◆ Set task
Collect all lines below with the string "chart".

◆ Source data
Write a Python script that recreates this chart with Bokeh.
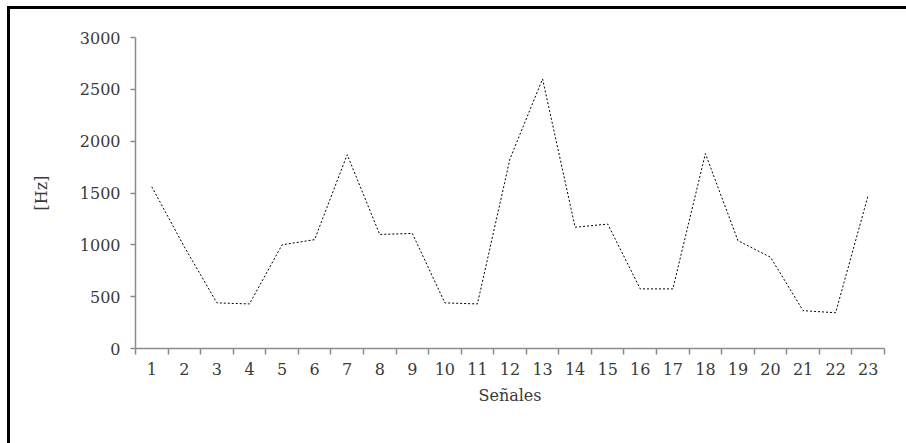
from bokeh.plotting import figure
from bokeh.models import FixedTicker, Range1d
from bokeh.embed import file_html
from bokeh.resources import INLINE

senales = list(range(1, 24))
hz = [1560, 980, 440, 430, 1000, 1050, 1870, 1100, 1110, 440, 430, 1830,
      2600, 1170, 1200, 575, 575, 1880, 1040, 880, 365, 345, 1480]
y_ticks = [0, 500, 1000, 1500, 2000, 2500, 3000]
x_label = "Señales"
y_label = "[Hz]"

FONT = "DejaVu Serif"
TXT = "#3a3a3a"
AX = "#8c8c8c"

p = figure(width=906, height=443, output_backend="svg", toolbar_location=None,
           x_range=Range1d(0.5, len(senales) + 0.5), y_range=Range1d(0, 3000),
           min_border_left=135, min_border_right=22, min_border_top=37,
           min_border_bottom=95)
# outer chart frame: only its top and left edges fall inside the crop
p.styles = {"background": "linear-gradient(black, black) 7px 6px / 899px 3px no-repeat, "
                          "linear-gradient(black, black) 7px 6px / 3px 437px no-repeat, white"}
p.border_fill_color = None
p.background_fill_color = None
p.outline_line_color = None
p.grid.visible = False

p.line(senales, hz, line_color="black", line_width=1, line_dash="2 2")

xa = p.xaxis[0]
xa.ticker = FixedTicker(ticks=senales, minor_ticks=[s - 0.5 for s in senales] + [senales[-1] + 0.5])
xa.major_tick_line_color = None
xa.major_tick_out = 5
xa.major_tick_in = 0
xa.minor_tick_line_color = AX
xa.minor_tick_line_width = 1.5
xa.minor_tick_out = 6
xa.minor_tick_in = 0
xa.major_label_standoff = 8
xa.axis_label = x_label
xa.axis_label_standoff = 8

ya = p.yaxis[0]
ya.ticker = FixedTicker(ticks=y_ticks)
ya.minor_tick_line_color = None
ya.major_tick_line_color = AX
ya.major_tick_line_width = 1.5
ya.major_tick_out = 5
ya.major_tick_in = 0
ya.major_label_standoff = 10
ya.axis_label = y_label
ya.axis_label_standoff = 26

for ax in (xa, ya):
    ax.axis_line_color = AX
    ax.axis_line_width = 1.5
    ax.major_label_text_font = FONT
    ax.major_label_text_font_size = "16px"
    ax.major_label_text_color = TXT
    ax.axis_label_text_font = FONT
    ax.axis_label_text_font_size = "16px"
    ax.axis_label_text_font_style = "normal"
    ax.axis_label_text_color = TXT

open("out.html", "w").write(file_html(p, INLINE))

◆ Complete answer
Write a Python script that recreates this chart with Bokeh.
# outer chart frame: only its top and left edges fall inside the crop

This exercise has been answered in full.